3) There is no such thing as Progressive. Not only is there no majority in favour of it, there is actually no such thing as Progressivism. In effect it could be defined accurately as: Progressive, noun, Someone nice, ie in agreement with me.

The really notable thing about this referendum is the way that it split the Left. The Lib Dems and the self-declared “Progressive Majority” – a broadly young rump of Labour, the NUS and the SWP’s twitterati and commentariat – divided from the mass base that they normally assume they can ignore and still gain funding from.

I’m only an outsider looking in on the Left, but if you viewed yourself as “Progressive” before the referendum, only to be told that if you voted No then you weren’t in the club any more, you’d now be reassessing whether you’re a “Progressive” any more.
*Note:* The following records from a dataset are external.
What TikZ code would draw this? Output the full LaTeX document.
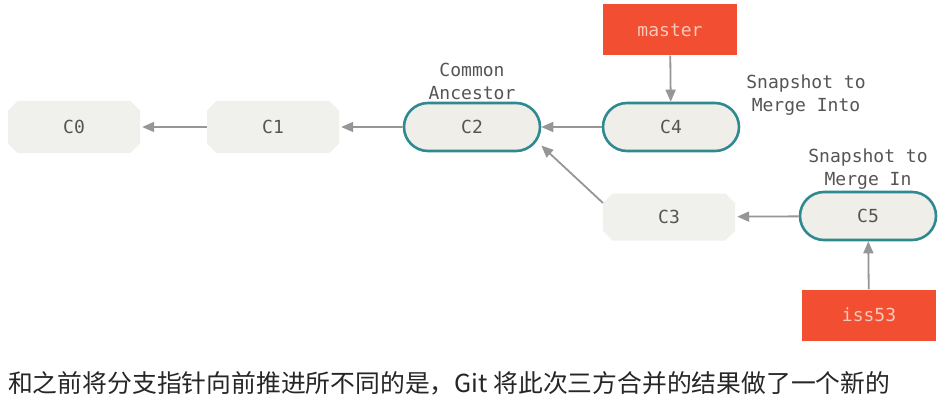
\documentclass[tikz,border=0pt]{standalone}
\usepackage{fontspec}
\setmonofont{DejaVu Sans Mono}
\newfontfamily\cjk{Noto Sans CJK SC}
\usetikzlibrary{arrows.meta,shapes.misc}
\definecolor{teal}{RGB}{46,137,144}
\definecolor{gitred}{RGB}{241,78,50}
\definecolor{pillfill}{RGB}{239,238,233}
\definecolor{oldfill}{RGB}{240,240,237}
\definecolor{arrowgray}{RGB}{150,150,150}
\definecolor{labelgray}{RGB}{85,85,85}
\definecolor{reftext}{RGB}{250,200,185}
\begin{document}
\begin{tikzpicture}[x=1pt,y=-1pt,
  font=\ttfamily\fontsize{18}{21}\selectfont,
  oldcommit/.style={chamfered rectangle, chamfered rectangle xsep=9pt, fill=oldfill, draw=none,
    minimum width=132pt, minimum height=52pt, inner sep=0pt, text=labelgray},
  pill/.style={rectangle, rounded corners=24pt, fill=pillfill, draw=teal, line width=2.6pt,
    minimum width=136pt, minimum height=48pt, inner sep=0pt, text=labelgray},
  branchref/.style={rectangle, fill=gitred, draw=none, minimum width=134pt, minimum height=51pt,
    inner sep=0pt, text=reftext},
  annot/.style={align=center, text=labelgray, inner sep=0pt, font=\ttfamily\fontsize{18}{23}\selectfont},
  link/.style={draw=arrowgray, line width=1.8pt, -{Triangle[length=12pt,width=10pt]}}
]
\useasboundingbox (0,0) rectangle (950,409);
\fill[white] (0,0) rectangle (950,409);

\node[oldcommit] (C0) at (74,127) {C0};
\node[oldcommit] (C1) at (273,127) {C1};
\node[pill] (C2) at (472,127) {C2};
\node[pill] (C4) at (671,127) {C4};
\node[oldcommit, minimum height=47pt] (C3) at (669,217) {C3};
\node[pill] (C5) at (868,216) {C5};
\node[branchref] (master) at (670,30) {master};
\node[branchref] (iss53) at (869,315) {iss53};

\node[annot] (lca) at (472,81) {Common\\Ancestor};
\node[annot] (linto) at (806,95) {Snapshot to\\Merge Into};
\node[annot] (lin) at (868,169) {Snapshot to\\Merge In};

\draw[link, shorten >=2pt] (C1) -- (C0);
\draw[link, shorten >=2pt] (C2) -- (C1);
\draw[link] (C4) -- (C2);
\draw[link] (C3.168) -- (C2.-15);
\draw[link, shorten >=2pt] (C5) -- (C3);
\draw[link] (master) -- (C4);
\draw[link] (iss53) -- (C5);

\node[anchor=west, inner sep=0pt, text=black!85, font=\cjk\fontsize{24.8}{28}\selectfont] (caption) at (8,383)
  {和之前将分支指针向前推进所不同的是，Git 将此次三方合并的结果做了一个新的};
\end{tikzpicture}
\end{document}
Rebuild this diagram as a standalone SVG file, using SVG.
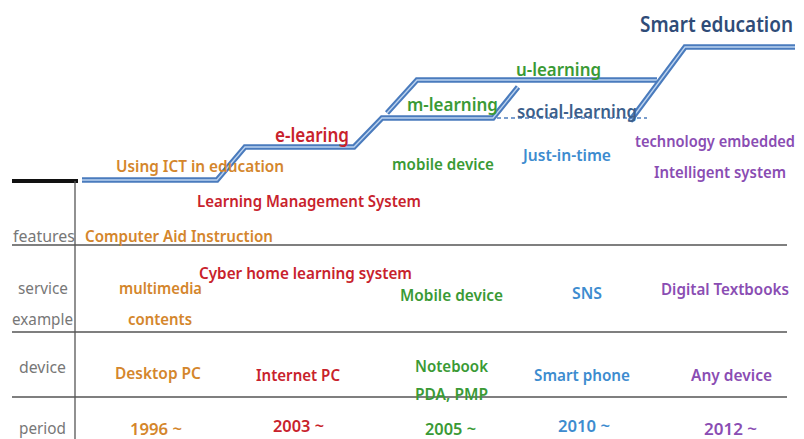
<svg xmlns="http://www.w3.org/2000/svg" width="804" height="439" viewBox="0 0 804 439">
<style>
text{font-family:"Noto Sans","Open Sans","Liberation Sans",sans-serif;font-weight:600;font-size:16px}
.g{fill:#777;font-weight:400}
.or{fill:#d4862c}.rd{fill:#c8222c}.gr{fill:#3a9a35}.bl{fill:#3d8ccf}.pu{fill:#8a4db3}.db{fill:#2f4c78}.sb{fill:#3c5f8c}
.rail{fill:none;stroke:#4a7bbd;stroke-width:5.5;stroke-linejoin:miter}
.rin{fill:none;stroke:#bcd3ef;stroke-width:1.3}
.grid{stroke:#555;stroke-width:1.3}
</style>
<g id="table">
<line x1="12" y1="181" x2="78" y2="181" stroke="#111" stroke-width="4"/>
<line x1="75" y1="181" x2="75" y2="439" class="grid"/>
<line x1="12" y1="245" x2="787" y2="245" class="grid"/>
<line x1="12" y1="332" x2="787" y2="332" class="grid"/>
<line x1="12" y1="397" x2="787" y2="397" class="grid"/>
<text x="13" y="242" class="g" textLength="62" lengthAdjust="spacingAndGlyphs">features</text>
<text x="18" y="294" class="g" textLength="50" lengthAdjust="spacingAndGlyphs">service</text>
<text x="12" y="325" class="g" textLength="61" lengthAdjust="spacingAndGlyphs">example</text>
<text x="19" y="373" class="g" textLength="47" lengthAdjust="spacingAndGlyphs">device</text>
<text x="19" y="434" class="g" textLength="47" lengthAdjust="spacingAndGlyphs">period</text>
</g>
<g id="connectors">
<path class="rail" d="M82 180 H217 L245 147 H354 L382 118 H493 L518 87"/>
<path class="rin" d="M82 180 H217 L245 147 H354 L382 118 H493 L518 87"/>
<path class="rail" d="M387 113 L417 80 H657"/>
<path class="rin" d="M387 113 L417 80 H657"/>
<path class="rail" d="M630 121 L685 47 H795"/>
<path class="rin" d="M630 121 L685 47 H795"/>
<line x1="497" y1="118" x2="647" y2="118" stroke="#4f7fbf" stroke-width="1.6" stroke-dasharray="4 3"/>
</g>
<g id="stage-ict">
<text x="116" y="172" class="or" textLength="168" lengthAdjust="spacingAndGlyphs">Using ICT in education</text>
<text x="85" y="242" class="or" textLength="188" lengthAdjust="spacingAndGlyphs">Computer Aid Instruction</text>
<text x="119" y="294" class="or" textLength="83" lengthAdjust="spacingAndGlyphs">multimedia</text>
<text x="128" y="325" class="or" textLength="64" lengthAdjust="spacingAndGlyphs">contents</text>
<text x="115" y="379" class="or" textLength="86" lengthAdjust="spacingAndGlyphs">Desktop PC</text>
<text x="130" y="435" class="or" textLength="52" lengthAdjust="spacingAndGlyphs">1996 ~</text>
</g>
<g id="stage-elearning">
<text x="275" y="142" class="rd" style="font-size:19px" textLength="74" lengthAdjust="spacingAndGlyphs">e-learing</text>
<text x="197" y="207" class="rd" textLength="224" lengthAdjust="spacingAndGlyphs">Learning Management System</text>
<text x="199" y="279" class="rd" textLength="213" lengthAdjust="spacingAndGlyphs">Cyber home learning system</text>
<text x="256" y="381" class="rd" textLength="84" lengthAdjust="spacingAndGlyphs">Internet PC</text>
<text x="273" y="432" class="rd" textLength="51" lengthAdjust="spacingAndGlyphs">2003 ~</text>
</g>
<g id="stage-mlearning">
<text x="407" y="111" class="gr" style="font-size:17px" textLength="91" lengthAdjust="spacingAndGlyphs">m-learning</text>
<text x="392" y="170" class="gr" textLength="102" lengthAdjust="spacingAndGlyphs">mobile device</text>
<text x="400" y="301" class="gr" textLength="103" lengthAdjust="spacingAndGlyphs">Mobile device</text>
<text x="415" y="372" class="gr" textLength="73" lengthAdjust="spacingAndGlyphs">Notebook</text>
<text x="415" y="400" class="gr" textLength="73" lengthAdjust="spacingAndGlyphs">PDA, PMP</text>
<text x="425" y="435" class="gr" textLength="51" lengthAdjust="spacingAndGlyphs">2005 ~</text>
</g>
<g id="stage-ulearning">
<text x="516" y="76" class="gr" style="font-size:17px" textLength="85" lengthAdjust="spacingAndGlyphs">u-learning</text>
<text x="517" y="118" class="sb" style="font-size:17px" textLength="120" lengthAdjust="spacingAndGlyphs">social-learning</text>
<text x="523" y="161" class="bl" textLength="88" lengthAdjust="spacingAndGlyphs">Just-in-time</text>
<text x="572" y="299" class="bl" textLength="30" lengthAdjust="spacingAndGlyphs">SNS</text>
<text x="534" y="381" class="bl" textLength="96" lengthAdjust="spacingAndGlyphs">Smart phone</text>
<text x="558" y="432" class="bl" textLength="52" lengthAdjust="spacingAndGlyphs">2010 ~</text>
</g>
<g id="stage-smart">
<text x="640" y="32" class="db" style="font-size:21px" textLength="153" lengthAdjust="spacingAndGlyphs">Smart education</text>
<text x="635" y="147" class="pu" textLength="160" lengthAdjust="spacingAndGlyphs">technology embedded</text>
<text x="654" y="178" class="pu" textLength="132" lengthAdjust="spacingAndGlyphs">Intelligent system</text>
<text x="661" y="295" class="pu" textLength="128" lengthAdjust="spacingAndGlyphs">Digital Textbooks</text>
<text x="691" y="381" class="pu" textLength="81" lengthAdjust="spacingAndGlyphs">Any device</text>
<text x="704" y="435" class="pu" textLength="53" lengthAdjust="spacingAndGlyphs">2012 ~</text>
</g>
</svg>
4) No-one likes a whinger. Someone – I can’t remember who – once said that “It isn’t fair” is the most powerful message in British politics.

They were right, but the Yes camp ably demonstrated that this is only true when your situation genuinely isn’t fair. It’s not fair that if you join the Army you end up buying your own kit. It’s not fair that if you save all your life and provide for your kids you get hammered with extra taxes while others get a subsidy at your expense. It’s not fair that the Gurkhas risked their lives for this nation then told them to do a running jump.

When your opponents in a referendum campaign starting hitting you hard by digging up quotes that prove you’ve done an about-face or talking about Nick Clegg, that certainly is fair. You’re not going to gain any fans by trying to get judges to enforce Marquess of Queensberry Rules – in fact, you’re going to make people think you’re a bit of a wet blanket and don’t deserve their vote. So don’t moan, fight back.

5) People want more power. In the run-up to the referendum, everyone was saying that turnout would be apocalyptically low, threatening the idea that people wanted to be allowed to vote on important matters. It’s understandable why they thought people might not turnout – AV was a proposal hardly anyone had heard of previously and even fewer people actually liked (including most of the Yes campaign).

But that’s not how it turned out. Even on a boring proposal which had been brought forward as a result of political shenanigans in Whitehall back-offices, more than 40% turned out. That’s not bad given the topic. Imagine how many would turn out to vote in a referendum on, say, EU membership?